WHAT THE TASK REQUIRES → Print only the lines from the top of the data through the line with "const yAxisTitle = 'Last [kN]';", both included, skipping every picture.

DATA →
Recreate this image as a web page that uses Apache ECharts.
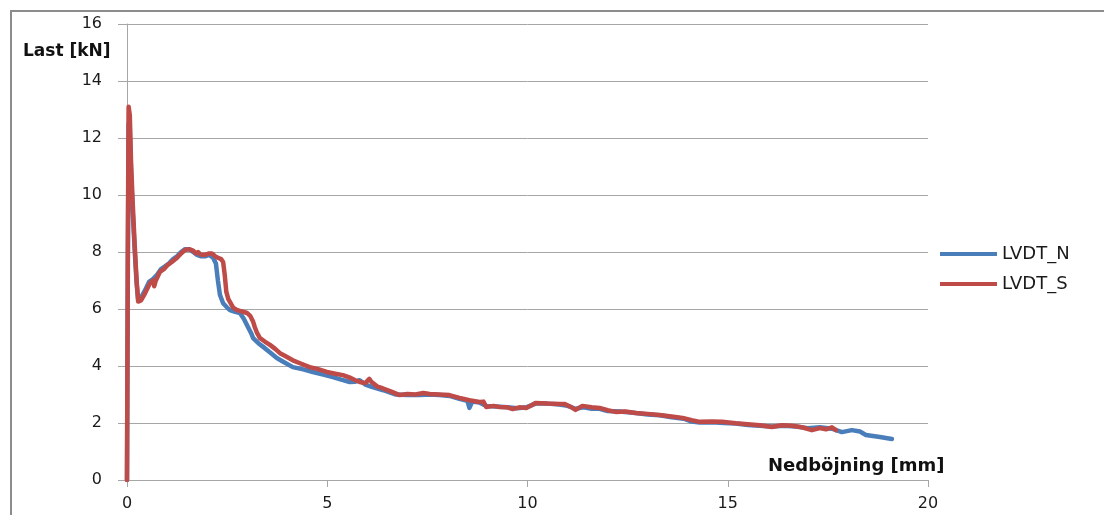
<!DOCTYPE html>
<html>
<head>
<meta charset="utf-8">
<script src="https://cdn.jsdelivr.net/npm/echarts@6/dist/echarts.min.js"></script>
<style>
html,body{margin:0;padding:0;background:#fff;}
#chart{width:1104px;height:515px;}
</style>
</head>
<body>
<div id="chart"></div>
<script>
// Tick settings
const xTicks = { min: 0, max: 20, interval: 5 };
const yTicks = { min: 0, max: 16, interval: 2 };
const seriesNames = ['LVDT_N', 'LVDT_S'];
const xAxisTitle = 'Nedböjning [mm]';
const yAxisTitle = 'Last [kN]';

// LVDT_N: [deflection mm, load kN]
const lvdtN = [[0,0],[0.02,7],[0.04,12.5],[0.07,12.3],[0.1,10.8],[0.14,9.5],[0.19,8.1],[0.24,6.9],[0.28,6.3],[0.35,6.4],[0.45,6.65],[0.55,6.95],[0.65,7.05],[0.75,7.2],[0.85,7.4],[0.95,7.5],[1.05,7.6],[1.15,7.75],[1.25,7.85],[1.35,8.0],[1.45,8.1],[1.55,8.1],[1.65,8.0],[1.75,7.9],[1.85,7.85],[1.95,7.85],[2.05,7.9],[2.15,7.8],[2.22,7.6],[2.27,7.0],[2.32,6.5],[2.4,6.2],[2.5,6.05],[2.57,5.96],[2.7,5.9],[2.82,5.86],[2.92,5.65],[3.02,5.37],[3.1,5.15],[3.15,4.98],[3.28,4.8],[3.4,4.67],[3.55,4.5],[3.74,4.28],[3.9,4.15],[4.14,3.96],[4.4,3.88],[4.64,3.79],[4.9,3.7],[5.14,3.61],[5.35,3.52],[5.56,3.44],[5.7,3.45],[5.81,3.5],[5.95,3.35],[6.13,3.26],[6.4,3.15],[6.7,3.0],[7.0,2.98],[7.3,2.98],[7.56,3.0],[7.8,2.98],[8.05,2.95],[8.3,2.85],[8.5,2.78],[8.55,2.53],[8.62,2.75],[8.8,2.72],[8.97,2.6],[9.2,2.58],[9.5,2.55],[9.75,2.52],[9.97,2.55],[10.2,2.68],[10.5,2.68],[10.8,2.65],[11.0,2.6],[11.2,2.5],[11.4,2.55],[11.6,2.5],[11.8,2.5],[12.0,2.42],[12.3,2.4],[12.7,2.35],[13.0,2.3],[13.3,2.27],[13.6,2.2],[13.9,2.15],[14.1,2.05],[14.3,2.02],[14.6,2.03],[14.9,2.0],[15.2,1.98],[15.5,1.93],[15.8,1.9],[16.1,1.88],[16.4,1.9],[16.7,1.88],[17.0,1.82],[17.3,1.85],[17.6,1.8],[17.85,1.68],[18.1,1.75],[18.3,1.7],[18.45,1.58],[18.8,1.51],[19.1,1.44]];

// LVDT_S: [deflection mm, load kN]
const lvdtS = [[0,0],[0.02,8],[0.04,13.1],[0.07,12.8],[0.1,11.2],[0.14,9.8],[0.19,8.3],[0.24,7.0],[0.28,6.26],[0.35,6.3],[0.45,6.55],[0.52,6.75],[0.57,6.9],[0.65,7.0],[0.68,6.8],[0.72,7.0],[0.82,7.3],[0.92,7.4],[1.02,7.55],[1.12,7.65],[1.25,7.8],[1.35,7.95],[1.45,8.07],[1.55,8.1],[1.65,8.05],[1.72,7.95],[1.77,8.0],[1.85,7.9],[1.95,7.9],[2.05,7.95],[2.12,7.95],[2.2,7.85],[2.27,7.8],[2.35,7.75],[2.4,7.65],[2.44,7.2],[2.48,6.6],[2.53,6.35],[2.57,6.25],[2.65,6.05],[2.74,5.97],[2.85,5.92],[3.0,5.86],[3.08,5.75],[3.15,5.55],[3.19,5.37],[3.25,5.15],[3.32,4.98],[3.45,4.85],[3.57,4.74],[3.7,4.6],[3.82,4.45],[3.95,4.35],[4.14,4.2],[4.35,4.08],[4.56,3.96],[4.75,3.9],[4.99,3.79],[5.2,3.73],[5.39,3.68],[5.55,3.6],[5.7,3.5],[5.81,3.44],[5.95,3.4],[6.05,3.55],[6.1,3.45],[6.25,3.28],[6.38,3.22],[6.6,3.1],[6.81,2.98],[7.0,3.02],[7.2,3.0],[7.4,3.05],[7.56,3.02],[7.8,3.0],[8.05,2.98],[8.3,2.88],[8.55,2.8],[8.8,2.74],[8.9,2.75],[8.97,2.56],[9.15,2.6],[9.3,2.56],[9.5,2.55],[9.63,2.49],[9.8,2.55],[9.97,2.53],[10.1,2.62],[10.2,2.7],[10.5,2.68],[10.8,2.67],[10.92,2.67],[11.1,2.55],[11.2,2.46],[11.37,2.6],[11.6,2.55],[11.8,2.53],[12.0,2.45],[12.2,2.39],[12.45,2.4],[12.7,2.35],[13.0,2.32],[13.3,2.28],[13.6,2.23],[13.87,2.18],[14.1,2.1],[14.3,2.04],[14.6,2.05],[14.86,2.04],[15.2,1.99],[15.5,1.96],[15.8,1.92],[16.1,1.86],[16.35,1.92],[16.6,1.9],[16.85,1.85],[17.1,1.75],[17.3,1.82],[17.45,1.78],[17.6,1.85],[17.7,1.75]];

const chart = echarts.init(document.getElementById('chart'), null, { renderer: 'canvas' });
const gridColor = '#a6a6a6';
const font = 'DejaVu Sans';
const blue = '#4a7ebb';
const red = '#be4b48';

chart.setOption({
  animation: false,
  backgroundColor: '#ffffff',
  grid: { left: 127, right: 176, top: 24, bottom: 35, containLabel: false },
  xAxis: {
    type: 'value', min: xTicks.min, max: xTicks.max, interval: xTicks.interval,
    axisLine: { show: true, lineStyle: { color: gridColor, width: 1 } },
    axisTick: { show: true, length: 7, lineStyle: { color: gridColor } },
    splitLine: { show: false },
    axisLabel: { fontFamily: font, fontSize: 16, color: '#1a1a1a', margin: 16 }
  },
  yAxis: {
    type: 'value', min: yTicks.min, max: yTicks.max, interval: yTicks.interval,
    axisLine: { show: true, lineStyle: { color: gridColor, width: 1 } },
    axisTick: { show: true, length: 9, lineStyle: { color: gridColor } },
    splitLine: { show: true, lineStyle: { color: gridColor, width: 1 } },
    axisLabel: { fontFamily: font, fontSize: 16, color: '#1a1a1a', margin: 25 }
  },
  legend: {
    orient: 'vertical', left: 935, top: 240,
    icon: 'rect', itemWidth: 57, itemHeight: 4, itemGap: 12,
    textStyle: { fontFamily: font, fontSize: 18, color: '#1a1a1a' },
    data: [
      { name: seriesNames[0], itemStyle: { color: blue } },
      { name: seriesNames[1], itemStyle: { color: red } }
    ]
  },
  graphic: [
    { type: 'rect', silent: true, z: -1, shape: { x: 11, y: 11, width: 1200, height: 600 },
      style: { fill: null, stroke: '#8c8c8c', lineWidth: 2 } },
    { type: 'text', left: 23, top: 43, style: { text: yAxisTitle, font: 'bold 17px "DejaVu Sans"', fill: '#111' } },
    { type: 'text', left: 768, top: 457, style: { text: xAxisTitle, font: 'bold 18px "DejaVu Sans"', fill: '#111' } }
  ],
  series: [
    { name: seriesNames[0], type: 'line', data: lvdtN, showSymbol: false, symbol: 'none',
      lineStyle: { color: blue, width: 4.5, cap: 'round', join: 'round' }, itemStyle: { color: blue } },
    { name: seriesNames[1], type: 'line', data: lvdtS, showSymbol: false, symbol: 'none',
      lineStyle: { color: red, width: 4.5, cap: 'round', join: 'round' }, itemStyle: { color: red } }
  ]
});
</script>
</body>
</html>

EXERCISE RESULT →
Recreate this image as a web page that uses Apache ECharts.
<!DOCTYPE html>
<html>
<head>
<meta charset="utf-8">
<script src="https://cdn.jsdelivr.net/npm/echarts@6/dist/echarts.min.js"></script>
<style>
html,body{margin:0;padding:0;background:#fff;}
#chart{width:1104px;height:515px;}
</style>
</head>
<body>
<div id="chart"></div>
<script>
// Tick settings
const xTicks = { min: 0, max: 20, interval: 5 };
const yTicks = { min: 0, max: 16, interval: 2 };
const seriesNames = ['LVDT_N', 'LVDT_S'];
const xAxisTitle = 'Nedböjning [mm]';
const yAxisTitle = 'Last [kN]';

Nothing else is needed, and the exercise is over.